Gas prices evoke thoughts of better timesPublished 11:00pm Friday, February 1, 2013
Funny about the things that we inherit from our parents. The color of our eyes and hair. Small bones, big bones. Hook noses and thin lips. Ill tempers and winning smiles. Stuff like that.
And, then things like the trait that I inherited from my daddy – an allergy to new automobiles. The dollar signs in his eyes caused him to go blind, as they do me.
Daddy couldn’t see paying hard earned dollars for a brand new car when it would be a used car as soon as you drove it off the lot. So, we never had a brand new car. The closest we came was a dark green Hudson that looked like a bloated frog on its last leap.
For several years, that almost-like-new Hudson was the backdrop for our Easter Sunday pictures. Back then, for whatever reason, people liked to take pictures with the subjects standing by their cars. Much like people do today standing in front of their lake homes or beach houses or bass fishing boats.
Since a car was the most expensive thing that we could ever purchase other than a house, I guess that made some kind of sense. But the ugliest that I ever looked was on Easter Sunday in a ruffled dress with nylon socks and a hat on my head. Put me up against the bloated frog car and that was a captured moment that would be an embarrassment to my dying day.
But, like Daddy, a bright, shiny new car is not something that I desire… or have. The names Lexus, Cadillac and Mercedes Benz mean nothing to me.
Give me a car that runs on fumes and a half-quart of oil with jumper cables and a jack as extras and I’m completely satisfied.

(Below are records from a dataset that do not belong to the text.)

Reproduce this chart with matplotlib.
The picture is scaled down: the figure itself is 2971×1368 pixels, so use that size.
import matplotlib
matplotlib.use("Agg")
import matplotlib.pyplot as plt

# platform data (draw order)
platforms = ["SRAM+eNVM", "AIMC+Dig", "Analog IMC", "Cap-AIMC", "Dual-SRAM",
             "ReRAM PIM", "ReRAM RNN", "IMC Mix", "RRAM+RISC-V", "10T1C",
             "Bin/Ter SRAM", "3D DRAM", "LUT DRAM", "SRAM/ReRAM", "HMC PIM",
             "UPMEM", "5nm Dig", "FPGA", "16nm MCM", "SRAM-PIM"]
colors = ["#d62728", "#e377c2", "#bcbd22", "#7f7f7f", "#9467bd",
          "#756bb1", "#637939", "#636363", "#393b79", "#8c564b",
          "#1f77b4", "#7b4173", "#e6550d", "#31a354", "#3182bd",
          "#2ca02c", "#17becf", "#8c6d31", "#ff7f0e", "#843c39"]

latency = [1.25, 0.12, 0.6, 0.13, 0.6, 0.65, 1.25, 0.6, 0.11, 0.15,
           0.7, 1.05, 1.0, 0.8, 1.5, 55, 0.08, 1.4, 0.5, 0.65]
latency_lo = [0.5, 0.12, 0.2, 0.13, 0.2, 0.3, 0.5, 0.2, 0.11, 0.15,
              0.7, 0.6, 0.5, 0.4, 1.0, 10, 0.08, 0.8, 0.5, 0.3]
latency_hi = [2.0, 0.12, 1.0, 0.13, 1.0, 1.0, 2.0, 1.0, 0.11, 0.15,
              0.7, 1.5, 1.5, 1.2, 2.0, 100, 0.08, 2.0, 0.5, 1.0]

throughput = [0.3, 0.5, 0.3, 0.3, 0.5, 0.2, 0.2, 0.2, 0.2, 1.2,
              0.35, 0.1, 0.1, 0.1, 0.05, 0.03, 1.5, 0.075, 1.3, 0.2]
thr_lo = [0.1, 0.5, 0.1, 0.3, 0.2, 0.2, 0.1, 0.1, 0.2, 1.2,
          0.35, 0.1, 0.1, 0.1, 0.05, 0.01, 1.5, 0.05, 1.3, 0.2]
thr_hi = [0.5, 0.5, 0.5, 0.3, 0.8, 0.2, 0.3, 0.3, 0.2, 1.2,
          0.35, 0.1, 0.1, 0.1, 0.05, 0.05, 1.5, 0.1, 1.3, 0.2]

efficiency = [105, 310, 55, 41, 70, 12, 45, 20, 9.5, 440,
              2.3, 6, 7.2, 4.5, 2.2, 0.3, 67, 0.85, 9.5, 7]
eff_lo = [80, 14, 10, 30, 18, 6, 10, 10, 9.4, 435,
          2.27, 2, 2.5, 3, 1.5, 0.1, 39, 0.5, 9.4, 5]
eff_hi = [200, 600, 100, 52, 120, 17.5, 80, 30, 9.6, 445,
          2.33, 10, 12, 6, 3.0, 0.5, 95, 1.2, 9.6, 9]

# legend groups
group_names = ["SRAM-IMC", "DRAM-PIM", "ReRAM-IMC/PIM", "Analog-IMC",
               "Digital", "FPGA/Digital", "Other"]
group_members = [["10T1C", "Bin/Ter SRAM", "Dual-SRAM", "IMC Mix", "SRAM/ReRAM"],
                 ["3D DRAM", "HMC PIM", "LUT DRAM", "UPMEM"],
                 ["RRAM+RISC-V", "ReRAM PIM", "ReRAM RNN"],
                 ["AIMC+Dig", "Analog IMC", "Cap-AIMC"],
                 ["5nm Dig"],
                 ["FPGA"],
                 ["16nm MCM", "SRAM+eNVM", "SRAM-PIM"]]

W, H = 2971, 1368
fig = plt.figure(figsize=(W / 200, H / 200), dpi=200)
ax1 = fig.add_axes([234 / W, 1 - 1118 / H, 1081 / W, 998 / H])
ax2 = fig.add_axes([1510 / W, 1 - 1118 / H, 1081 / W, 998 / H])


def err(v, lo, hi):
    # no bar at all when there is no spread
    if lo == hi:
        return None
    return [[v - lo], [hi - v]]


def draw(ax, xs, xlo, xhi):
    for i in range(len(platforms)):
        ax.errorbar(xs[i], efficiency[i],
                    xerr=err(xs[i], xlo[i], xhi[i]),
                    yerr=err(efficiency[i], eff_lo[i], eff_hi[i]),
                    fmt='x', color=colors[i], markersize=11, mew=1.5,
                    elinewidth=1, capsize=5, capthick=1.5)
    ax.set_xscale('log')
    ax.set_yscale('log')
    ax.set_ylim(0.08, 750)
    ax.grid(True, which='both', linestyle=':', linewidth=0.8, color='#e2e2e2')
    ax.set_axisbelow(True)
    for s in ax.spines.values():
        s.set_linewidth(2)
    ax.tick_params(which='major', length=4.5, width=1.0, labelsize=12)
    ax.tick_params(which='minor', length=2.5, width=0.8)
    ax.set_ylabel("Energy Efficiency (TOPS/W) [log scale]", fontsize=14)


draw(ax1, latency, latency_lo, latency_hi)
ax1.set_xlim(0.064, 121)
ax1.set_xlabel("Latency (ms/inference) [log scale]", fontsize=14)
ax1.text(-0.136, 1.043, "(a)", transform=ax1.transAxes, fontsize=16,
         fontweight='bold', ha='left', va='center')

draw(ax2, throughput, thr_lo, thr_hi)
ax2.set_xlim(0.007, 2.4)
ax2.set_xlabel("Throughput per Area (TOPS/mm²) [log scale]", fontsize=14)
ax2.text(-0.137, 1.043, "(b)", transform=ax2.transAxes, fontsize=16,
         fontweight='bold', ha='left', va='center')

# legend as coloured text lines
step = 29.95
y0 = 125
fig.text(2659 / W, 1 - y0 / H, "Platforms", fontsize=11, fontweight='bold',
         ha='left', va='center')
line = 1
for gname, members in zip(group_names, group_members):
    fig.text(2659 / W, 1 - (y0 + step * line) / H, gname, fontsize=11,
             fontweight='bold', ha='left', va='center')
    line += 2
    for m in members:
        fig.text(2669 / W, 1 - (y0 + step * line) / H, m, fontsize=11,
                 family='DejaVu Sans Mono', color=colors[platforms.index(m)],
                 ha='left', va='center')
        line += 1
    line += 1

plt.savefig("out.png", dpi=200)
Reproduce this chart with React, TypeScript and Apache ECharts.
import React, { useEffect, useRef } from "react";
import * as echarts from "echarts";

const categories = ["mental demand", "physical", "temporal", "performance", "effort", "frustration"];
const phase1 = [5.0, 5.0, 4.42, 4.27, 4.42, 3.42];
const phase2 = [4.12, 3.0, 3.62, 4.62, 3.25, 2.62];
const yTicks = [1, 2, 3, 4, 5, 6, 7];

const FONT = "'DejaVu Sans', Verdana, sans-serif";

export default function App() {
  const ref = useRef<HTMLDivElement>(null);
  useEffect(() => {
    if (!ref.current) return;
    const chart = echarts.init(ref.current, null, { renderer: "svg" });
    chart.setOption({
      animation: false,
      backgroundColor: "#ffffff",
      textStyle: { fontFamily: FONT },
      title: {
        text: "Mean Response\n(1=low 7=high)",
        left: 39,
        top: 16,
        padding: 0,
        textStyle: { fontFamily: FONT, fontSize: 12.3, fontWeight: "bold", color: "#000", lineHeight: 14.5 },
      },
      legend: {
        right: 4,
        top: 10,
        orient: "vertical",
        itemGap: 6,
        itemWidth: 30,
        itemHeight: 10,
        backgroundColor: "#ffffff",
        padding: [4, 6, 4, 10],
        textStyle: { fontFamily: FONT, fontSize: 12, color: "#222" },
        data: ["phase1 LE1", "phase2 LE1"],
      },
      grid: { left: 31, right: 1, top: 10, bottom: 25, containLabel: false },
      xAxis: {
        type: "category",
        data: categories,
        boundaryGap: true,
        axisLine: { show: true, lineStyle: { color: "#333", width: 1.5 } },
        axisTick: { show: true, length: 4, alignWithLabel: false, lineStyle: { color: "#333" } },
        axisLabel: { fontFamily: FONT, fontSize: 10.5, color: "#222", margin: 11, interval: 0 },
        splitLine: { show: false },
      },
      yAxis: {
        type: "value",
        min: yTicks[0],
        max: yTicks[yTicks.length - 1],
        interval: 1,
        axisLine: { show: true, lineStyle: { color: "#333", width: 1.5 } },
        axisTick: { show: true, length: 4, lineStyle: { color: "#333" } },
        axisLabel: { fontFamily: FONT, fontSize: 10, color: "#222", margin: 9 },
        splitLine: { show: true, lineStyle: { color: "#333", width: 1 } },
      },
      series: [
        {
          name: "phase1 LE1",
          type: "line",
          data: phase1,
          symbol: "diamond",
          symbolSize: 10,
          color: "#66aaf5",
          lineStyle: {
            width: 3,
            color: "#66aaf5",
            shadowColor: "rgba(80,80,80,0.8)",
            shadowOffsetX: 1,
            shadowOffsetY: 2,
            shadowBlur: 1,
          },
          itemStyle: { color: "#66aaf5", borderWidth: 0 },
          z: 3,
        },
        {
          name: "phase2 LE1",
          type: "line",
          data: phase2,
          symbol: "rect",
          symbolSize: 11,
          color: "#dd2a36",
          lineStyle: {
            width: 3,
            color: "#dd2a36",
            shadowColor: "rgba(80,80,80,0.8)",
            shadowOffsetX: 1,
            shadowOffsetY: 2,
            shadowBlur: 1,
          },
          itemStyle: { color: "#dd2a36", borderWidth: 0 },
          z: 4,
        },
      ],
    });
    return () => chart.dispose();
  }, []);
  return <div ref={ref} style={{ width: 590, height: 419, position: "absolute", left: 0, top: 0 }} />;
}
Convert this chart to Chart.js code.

I bought Maybelle for $3,000 seven years ago and, when she began to show her age with a little flaking here and there, a cosmetic facelift did the trick. She has a dent or two but she still gets about 40 miles to the gallon on the road. And, with gas prices on the daily rise, $3.34 and rising, she looks better every day.
On Thursday, for only a couple of times in our relationship, Maybelle guzzled down nearly $30 of gas, ethanol and all.
“What kinda mileage you get on that Honda?” the man at the next pump asked enviously.
“About 37 in town and 40 on the road.”
“Wanna sell it?” he asked as he topped out at $86.92. “Robbed. We’re gettin’ robbed by the oil companies just the same as if they had a gun to our heads. I can remember when gas was 50 cents a gallon. You remember that?”
Fifty cents a gallon. How well I remember.
Leaving Mama’s house one afternoon, Sis gave out of gas as she rolled out onto Main Street and needed a push to Douglas Ingram’s fillin’ station just up the street.
I pulled my Mercury station wagon behind her Falcon and nudged it slowly forward to the gas pumps. All the time I was looking at my gas gauge and knowing that I’d be lucky to get Sis to the pump before I drained my tank.
As we eased into the station, Douglas let out a whoop of laughter that could be heard all the way to town.
“I can’t believe this. You’re pushing her and I’ll bet you don’t have a nickel’s worth of gas yourself,” he said, slapping his thigh and his belly jiggling in laughter.
I was not about to let “Tubby” know that he was right. So, after Sis got a dollar’s worth of regular, I sidled up and leaned in the car window. “Follow me up to the Gulf station and, if I give out, push me.”
She nodded and we pulled off leaving Tubby in his merriment.
I didn’t give out of gas. I made it to the Gulf station and splurged. I got two gallons of gas at 50 cents a gallon. And Sis and I were both still riding on those same tanks of gas when we went to back to Mama’s for Sunday dinner, five days later.
Yep, I remember the good ol’ days when gas was 50 cents a gallon but I wouldn’t mind one bit to pay $4 a gallon for gas if Daddy could be here rumbling around in an orange pickup truck with a white door and Mama was in the kitchen cooking Sunday dinner.